Should Christians Celebrate Halloween?

Recently, a friend of mine posted something on Facebook about Halloween and about how Christians should not celebrate it because of its Pagan origins. I would argue that these origins aren’t that important and are often debatable anyway.

I started off by posting a link explaining the origins and purpose of the Christian observation of All Saints Day/All Souls Day and Halloween and how the observations themselves aren’t really related to what Pagans observed. His question was something along the lines of “so there’s no relation to Wicca or Samhain?”

My response:

Well, there is certainly no relation to Wicca as that is a religion that was created in the last century.

As far as Samhain and ancient Paganism, it’s a little more complicated. Most Christian holidays (particularly Christmas and Easter) were arguably created to coincide with former Pagan holidays in order to ease transition when Pagan populations were converted. For this reason, some Christian groups don’t observe them at all (Jehovah’s Witnesses for example) and also because of this some symbology and practices have carried on.

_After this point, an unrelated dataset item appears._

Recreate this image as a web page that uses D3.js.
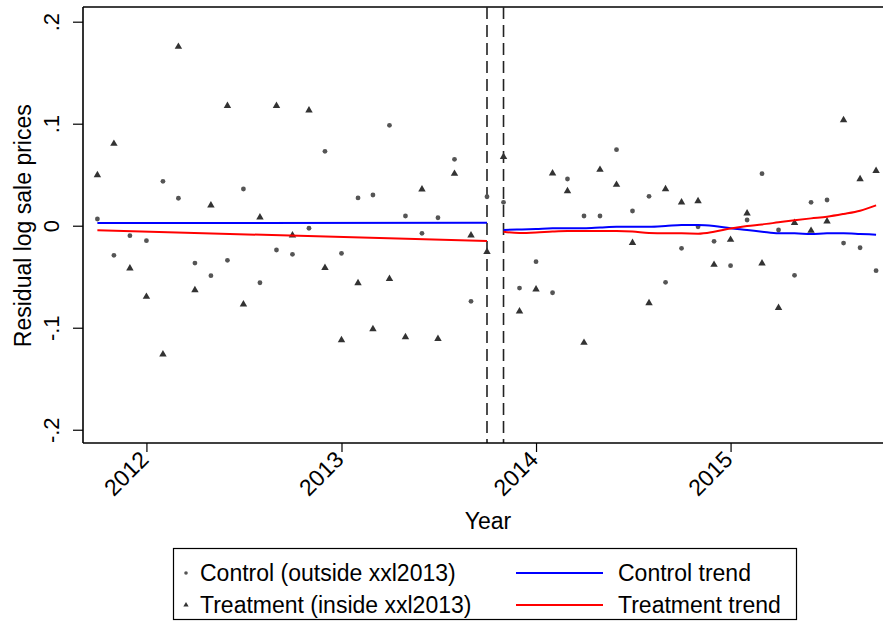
<!DOCTYPE html>
<html>
<head>
<meta charset="utf-8">
<script src="https://cdn.jsdelivr.net/npm/d3@7"></script>
<style>
  html, body { margin: 0; padding: 0; background: #fff; }
  svg { display: block; font-family: "Liberation Sans", Arial, sans-serif; }
</style>
</head>
<body>
<svg id="chart" width="883" height="627"></svg>
<script>
// Monthly observations, Oct 2011 – Oct 2015
const months = [
  "2011-10","2011-11","2011-12",
  "2012-01","2012-02","2012-03","2012-04","2012-05","2012-06","2012-07","2012-08","2012-09","2012-10","2012-11","2012-12",
  "2013-01","2013-02","2013-03","2013-04","2013-05","2013-06","2013-07","2013-08","2013-09","2013-10","2013-11","2013-12",
  "2014-01","2014-02","2014-03","2014-04","2014-05","2014-06","2014-07","2014-08","2014-09","2014-10","2014-11","2014-12",
  "2015-01","2015-02","2015-03","2015-04","2015-05","2015-06","2015-07","2015-08","2015-09","2015-10"
];

// Residual log sale prices, control group (outside xxl2013)
const controlValues = [
  0.0066, -0.0290, -0.0098,
  -0.0147, 0.0435, 0.0269, -0.0366, -0.0490, -0.0339, 0.0360, -0.0559, -0.0238, -0.0280, -0.0025, 0.0729,
  -0.0271, 0.0272, 0.0301, 0.0984, 0.0095, -0.0075, 0.0078, 0.0651, -0.0741, 0.0284, 0.0229, -0.0611,
  -0.0353, -0.0657, 0.0458, 0.0095, 0.0095, 0.0745, 0.0144, 0.0288, -0.0555, -0.0222, -0.0010, -0.0153,
  -0.0392, 0.0056, 0.0510, -0.0042, -0.0486, 0.0229, 0.0252, -0.0170, -0.0216, -0.0441
];

// Residual log sale prices, treatment group (inside xxl2013)
const treatmentValues = [
  0.0497, 0.0804, -0.0418,
  -0.0696, -0.1261, 0.1755, -0.0630, 0.0200, 0.1176, -0.0771, 0.0082, 0.1176, -0.0094, 0.1131, -0.0412,
  -0.1121, -0.0562, -0.1013, -0.0520, -0.1091, 0.0357, -0.1108, 0.0510, -0.0094, -0.0255, 0.0676, -0.0839,
  -0.0624, 0.0514, 0.0340, -0.1147, 0.0549, 0.0402, -0.0167, -0.0758, 0.0360, 0.0229, 0.0242, -0.0382,
  -0.0137, 0.0122, -0.0369, -0.0804, 0.0029, -0.0049, 0.0043, 0.1036, 0.0458, 0.0539
];

// Pre-period linear trends (first and last month of the pre window)
const preTrendMonths = ["2011-10", "2013-10"];
const controlPreTrend = [0.0027, 0.0029];
const treatmentPreTrend = [-0.0045, -0.0150];

// Post-period smoothed trends, Nov 2013 – Oct 2015
const postTrendMonths = [
  "2013-11","2013-12","2014-01","2014-02","2014-03","2014-04","2014-05","2014-06","2014-07","2014-08","2014-09","2014-10",
  "2014-11","2014-12","2015-01","2015-02","2015-03","2015-04","2015-05","2015-06","2015-07","2015-08","2015-09","2015-10"
];
const controlPostTrend = [
  -0.0042, -0.0037, -0.0032, -0.0025, -0.0025, -0.0025, -0.0018, -0.0010, -0.0010, -0.0010, -0.0003, 0.0007,
  0.0007, -0.0003, -0.0025, -0.0042, -0.0059, -0.0075, -0.0075, -0.0081, -0.0075, -0.0075, -0.0081, -0.0088
];
const treatmentPostTrend = [
  -0.0059, -0.0072, -0.0067, -0.0057, -0.0052, -0.0052, -0.0052, -0.0052, -0.0057, -0.0072, -0.0075, -0.0075,
  -0.0078, -0.0059, -0.0027, -0.0003, 0.0012, 0.0033, 0.0053, 0.0072, 0.0088, 0.0115, 0.0147, 0.0200
];

// Event window markers
const eventMonths = ["2013-10", "2013-11"];

// Axis ticks
const yTicks = [-0.2, -0.1, 0, 0.1, 0.2];
const yTickLabels = ["-.2", "-.1", "0", ".1", ".2"];
const xTickYears = ["2012", "2013", "2014", "2015"];

// Legend entries
const legendMarkers = ["Control (outside xxl2013)", "Treatment (inside xxl2013)"];
const legendLines = ["Control trend", "Treatment trend"];

const parseMonth = d3.timeParse("%Y-%m");
const parseYear = d3.timeParse("%Y");

const svg = d3.select("#chart");
const plot = { left: 83, right: 883, top: 7, bottom: 443 };

const x = d3.scaleTime()
  .domain([new Date(2011, 8, 4), new Date(2015, 9, 14)])
  .range([plot.left, plot.right]);

const y = d3.scaleLinear()
  .domain([-0.2130, 0.2144])
  .range([plot.bottom, plot.top]);

const markerColor = "#555555";
const triColor = "#333333";
const fontSize = 23;
const tickFont = 22;

// Plot region frame (top edge and axes)
svg.append("line")
  .attr("x1", plot.left).attr("x2", plot.right + 5)
  .attr("y1", plot.top).attr("y2", plot.top)
  .attr("stroke", "#000").attr("stroke-width", 1.6);

// Event window dashed lines
svg.append("g").selectAll("line")
  .data(eventMonths)
  .join("line")
  .attr("x1", d => x(parseMonth(d))).attr("x2", d => x(parseMonth(d)))
  .attr("y1", plot.top).attr("y2", plot.bottom)
  .attr("stroke", "#222").attr("stroke-width", 1.6)
  .attr("stroke-dasharray", "12,6");

// Y axis
const yAxis = d3.axisLeft(y)
  .tickValues(yTicks)
  .tickFormat((d, i) => yTickLabels[i])
  .tickSize(10)
  .tickPadding(4);
const gy = svg.append("g")
  .attr("transform", `translate(${plot.left},0)`)
  .call(yAxis);
gy.select(".domain").attr("stroke", "#000").attr("stroke-width", 1.6)
  .attr("d", `M0,${plot.top}V${plot.bottom}`);
gy.selectAll(".tick line").attr("stroke", "#000").attr("stroke-width", 1.2);
gy.selectAll(".tick text")
  .attr("font-size", tickFont)
  .attr("fill", "#000")
  .attr("text-anchor", "middle")
  .attr("x", 0).attr("y", 0).attr("dy", 0)
  .attr("transform", "translate(-24,0) rotate(-90)");

// X axis
const xAxis = d3.axisBottom(x)
  .tickValues(xTickYears.map(parseYear))
  .tickFormat(d3.timeFormat("%Y"))
  .tickSize(9)
  .tickPadding(4);
const gx = svg.append("g")
  .attr("transform", `translate(0,${plot.bottom})`)
  .call(xAxis);
gx.select(".domain").attr("stroke", "#000").attr("stroke-width", 1.6)
  .attr("d", `M${plot.left},0H${plot.right + 5}`);
gx.selectAll(".tick line").attr("stroke", "#000").attr("stroke-width", 1.2);
gx.selectAll(".tick text")
  .attr("font-size", fontSize)
  .attr("fill", "#000")
  .attr("text-anchor", "end")
  .attr("x", 0).attr("y", 0).attr("dy", 0)
  .attr("transform", "translate(3,18) rotate(-45)");

// Axis titles
svg.append("text")
  .attr("transform", `translate(31,${y(0)}) rotate(-90)`)
  .attr("text-anchor", "middle")
  .attr("font-size", fontSize)
  .text("Residual log sale prices");

svg.append("text")
  .attr("x", 488).attr("y", 529)
  .attr("text-anchor", "middle")
  .attr("font-size", fontSize)
  .text("Year");

// Scatter: control circles
svg.append("g").selectAll("circle")
  .data(months.map((m, i) => ({ m, v: controlValues[i] })))
  .join("circle")
  .attr("cx", d => x(parseMonth(d.m)))
  .attr("cy", d => y(d.v))
  .attr("r", 2.4)
  .attr("fill", markerColor);

// Scatter: treatment triangles
const tri = d3.symbol().type(d3.symbolTriangle).size(24);
svg.append("g").selectAll("path")
  .data(months.map((m, i) => ({ m, v: treatmentValues[i] })))
  .join("path")
  .attr("d", tri)
  .attr("transform", d => `translate(${x(parseMonth(d.m))},${y(d.v)})`)
  .attr("fill", triColor);

// Trend lines
const line = d3.line()
  .x(d => x(parseMonth(d.m)))
  .y(d => y(d.v))
  .curve(d3.curveMonotoneX);

function drawTrend(ms, vals, color) {
  svg.append("path")
    .datum(ms.map((m, i) => ({ m, v: vals[i] })))
    .attr("d", line)
    .attr("fill", "none")
    .attr("stroke", color)
    .attr("stroke-width", 2);
}
drawTrend(preTrendMonths, controlPreTrend, "#0000ff");
drawTrend(preTrendMonths, treatmentPreTrend, "#ff0000");
drawTrend(postTrendMonths, controlPostTrend, "#0000ff");
drawTrend(postTrendMonths, treatmentPostTrend, "#ff0000");

// Legend
const lg = svg.append("g");
lg.append("rect")
  .attr("x", 173.5).attr("y", 548.5)
  .attr("width", 623).attr("height", 71)
  .attr("fill", "#fff").attr("stroke", "#000").attr("stroke-width", 1.2);

const rowY = [573, 605];
lg.append("circle").attr("cx", 186).attr("cy", rowY[0]).attr("r", 1.8).attr("fill", markerColor);
lg.append("path")
  .attr("d", d3.symbol().type(d3.symbolTriangle).size(12))
  .attr("transform", `translate(186,${rowY[1]})`)
  .attr("fill", triColor);

lg.selectAll("text.mk")
  .data(legendMarkers)
  .join("text")
  .attr("class", "mk")
  .attr("x", 200).attr("y", (d, i) => rowY[i])
  .attr("dy", "0.35em")
  .attr("font-size", fontSize)
  .text(d => d);

const lineColors = ["#0000ff", "#ff0000"];
lg.selectAll("line.lk")
  .data(legendLines)
  .join("line")
  .attr("class", "lk")
  .attr("x1", 516).attr("x2", 603)
  .attr("y1", (d, i) => rowY[i]).attr("y2", (d, i) => rowY[i])
  .attr("stroke", (d, i) => lineColors[i]).attr("stroke-width", 2);

lg.selectAll("text.lt")
  .data(legendLines)
  .join("text")
  .attr("class", "lt")
  .attr("x", 618).attr("y", (d, i) => rowY[i])
  .attr("dy", "0.35em")
  .attr("font-size", fontSize)
  .text(d => d);
</script>
</body>
</html>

Having said that, individual traditions can be hard to pin down. Dressing up in costumes is possibly Pagan in origin but for Pagan’s it was to disguise oneself from and/or mock evil spirits, not cavort with them. Even this relationship is debatable as the most direct ancestor of dressing up in costume for Halloween probably comes from the tradition of “mumming” in the middle ages which has no direct Pagan influences. On the other hand, the “scary” nature of Halloween and many costumes probably is influenced by Pagan traditions. Trick or Treating could be Pagan in origin or it could be Christian depending on whether or not it descended from Pagan traditions or the more Christian tradition involving “soul cakes”.

In a way it’s largely irrelevant. While All Saints Day/All Souls Day and the associated Vigil (All Hallowes Eve/Halloween) still have religious meaning for some Christians, the act of trick or treating is a purely secular creation of 20th century America. As secular as fireworks on the 4th of July. I would argue there is nothing evil about my 3 year old daughter dressing up as a Snow Man (Olaf) or going door to door or knocking or saying “Trick or Treat” or getting candy. For her (and for me) it is just something fun to do, like going to a park or to see a movie. I don’t see how it matters that 1000 years ago some other group of people had some possibly vaguely similar traditions for completely different reasons.

As far as the religious aspects of All Saints/All Souls/Halloween, they aren’t related to the Pagan traditions except possibly in timing.